Copy out the material below in full, but not its images.

DATASET EXTRACT:
--------------------

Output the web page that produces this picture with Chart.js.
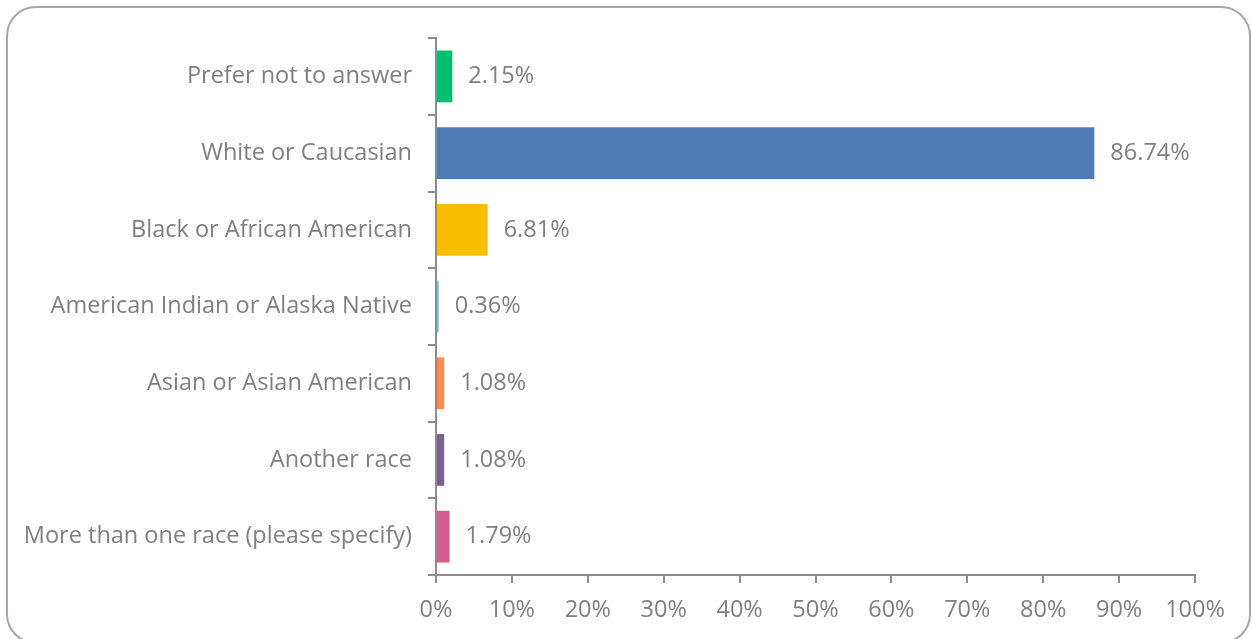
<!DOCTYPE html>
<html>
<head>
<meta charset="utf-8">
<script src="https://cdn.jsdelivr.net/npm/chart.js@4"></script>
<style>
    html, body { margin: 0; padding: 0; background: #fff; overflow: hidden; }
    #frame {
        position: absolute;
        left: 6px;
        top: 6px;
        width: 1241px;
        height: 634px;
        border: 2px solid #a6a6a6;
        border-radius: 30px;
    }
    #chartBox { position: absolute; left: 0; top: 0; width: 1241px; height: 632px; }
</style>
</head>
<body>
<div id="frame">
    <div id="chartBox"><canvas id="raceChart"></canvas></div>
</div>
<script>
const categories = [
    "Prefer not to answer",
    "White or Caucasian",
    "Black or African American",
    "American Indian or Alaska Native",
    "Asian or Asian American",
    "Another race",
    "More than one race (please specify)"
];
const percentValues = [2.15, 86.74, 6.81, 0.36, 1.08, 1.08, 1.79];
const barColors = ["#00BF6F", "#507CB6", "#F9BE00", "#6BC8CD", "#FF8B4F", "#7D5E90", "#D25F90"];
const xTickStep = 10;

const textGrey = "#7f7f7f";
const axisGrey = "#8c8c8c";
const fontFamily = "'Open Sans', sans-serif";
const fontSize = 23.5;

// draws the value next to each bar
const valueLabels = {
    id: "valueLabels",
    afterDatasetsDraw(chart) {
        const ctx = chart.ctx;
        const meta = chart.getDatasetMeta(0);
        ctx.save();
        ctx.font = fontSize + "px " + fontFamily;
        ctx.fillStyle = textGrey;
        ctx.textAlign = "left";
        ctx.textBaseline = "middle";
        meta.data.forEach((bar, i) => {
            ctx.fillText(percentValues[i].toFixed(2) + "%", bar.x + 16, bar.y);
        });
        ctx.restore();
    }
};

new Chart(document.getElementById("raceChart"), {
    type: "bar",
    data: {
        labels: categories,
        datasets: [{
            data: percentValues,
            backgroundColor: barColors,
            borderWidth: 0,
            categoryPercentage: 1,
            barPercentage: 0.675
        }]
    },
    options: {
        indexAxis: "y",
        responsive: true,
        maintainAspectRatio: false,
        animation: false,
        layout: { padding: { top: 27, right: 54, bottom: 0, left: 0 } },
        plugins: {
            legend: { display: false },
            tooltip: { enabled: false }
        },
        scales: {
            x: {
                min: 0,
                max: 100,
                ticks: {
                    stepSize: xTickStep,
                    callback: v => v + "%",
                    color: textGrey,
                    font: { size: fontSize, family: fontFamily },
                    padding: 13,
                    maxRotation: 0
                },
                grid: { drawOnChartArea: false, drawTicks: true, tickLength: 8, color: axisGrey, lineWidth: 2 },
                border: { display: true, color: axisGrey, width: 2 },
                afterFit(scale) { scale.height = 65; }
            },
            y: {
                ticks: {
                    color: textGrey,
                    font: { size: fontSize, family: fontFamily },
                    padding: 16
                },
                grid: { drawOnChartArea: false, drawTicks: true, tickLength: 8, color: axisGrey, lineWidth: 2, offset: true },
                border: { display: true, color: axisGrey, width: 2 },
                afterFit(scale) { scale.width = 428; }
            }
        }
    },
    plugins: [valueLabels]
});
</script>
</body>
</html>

--------------------

OUTPUT BELOW:
Output the web page that produces this picture with Chart.js.
<!DOCTYPE html>
<html>
<head>
<meta charset="utf-8">
<script src="https://cdn.jsdelivr.net/npm/chart.js@4"></script>
<style>
    html, body { margin: 0; padding: 0; background: #fff; overflow: hidden; }
    #frame {
        position: absolute;
        left: 6px;
        top: 6px;
        width: 1241px;
        height: 634px;
        border: 2px solid #a6a6a6;
        border-radius: 30px;
    }
    #chartBox { position: absolute; left: 0; top: 0; width: 1241px; height: 632px; }
</style>
</head>
<body>
<div id="frame">
    <div id="chartBox"><canvas id="raceChart"></canvas></div>
</div>
<script>
const categories = [
    "Prefer not to answer",
    "White or Caucasian",
    "Black or African American",
    "American Indian or Alaska Native",
    "Asian or Asian American",
    "Another race",
    "More than one race (please specify)"
];
const percentValues = [2.15, 86.74, 6.81, 0.36, 1.08, 1.08, 1.79];
const barColors = ["#00BF6F", "#507CB6", "#F9BE00", "#6BC8CD", "#FF8B4F", "#7D5E90", "#D25F90"];
const xTickStep = 10;

const textGrey = "#7f7f7f";
const axisGrey = "#8c8c8c";
const fontFamily = "'Open Sans', sans-serif";
const fontSize = 23.5;

// draws the value next to each bar
const valueLabels = {
    id: "valueLabels",
    afterDatasetsDraw(chart) {
        const ctx = chart.ctx;
        const meta = chart.getDatasetMeta(0);
        ctx.save();
        ctx.font = fontSize + "px " + fontFamily;
        ctx.fillStyle = textGrey;
        ctx.textAlign = "left";
        ctx.textBaseline = "middle";
        meta.data.forEach((bar, i) => {
            ctx.fillText(percentValues[i].toFixed(2) + "%", bar.x + 16, bar.y);
        });
        ctx.restore();
    }
};

new Chart(document.getElementById("raceChart"), {
    type: "bar",
    data: {
        labels: categories,
        datasets: [{
            data: percentValues,
            backgroundColor: barColors,
            borderWidth: 0,
            categoryPercentage: 1,
            barPercentage: 0.675
        }]
    },
    options: {
        indexAxis: "y",
        responsive: true,
        maintainAspectRatio: false,
        animation: false,
        layout: { padding: { top: 27, right: 54, bottom: 0, left: 0 } },
        plugins: {
            legend: { display: false },
            tooltip: { enabled: false }
        },
        scales: {
            x: {
                min: 0,
                max: 100,
                ticks: {
                    stepSize: xTickStep,
                    callback: v => v + "%",
                    color: textGrey,
                    font: { size: fontSize, family: fontFamily },
                    padding: 13,
                    maxRotation: 0
                },
                grid: { drawOnChartArea: false, drawTicks: true, tickLength: 8, color: axisGrey, lineWidth: 2 },
                border: { display: true, color: axisGrey, width: 2 },
                afterFit(scale) { scale.height = 65; }
            },
            y: {
                ticks: {
                    color: textGrey,
                    font: { size: fontSize, family: fontFamily },
                    padding: 16
                },
                grid: { drawOnChartArea: false, drawTicks: true, tickLength: 8, color: axisGrey, lineWidth: 2, offset: true },
                border: { display: true, color: axisGrey, width: 2 },
                afterFit(scale) { scale.width = 428; }
            }
        }
    },
    plugins: [valueLabels]
});
</script>
</body>
</html>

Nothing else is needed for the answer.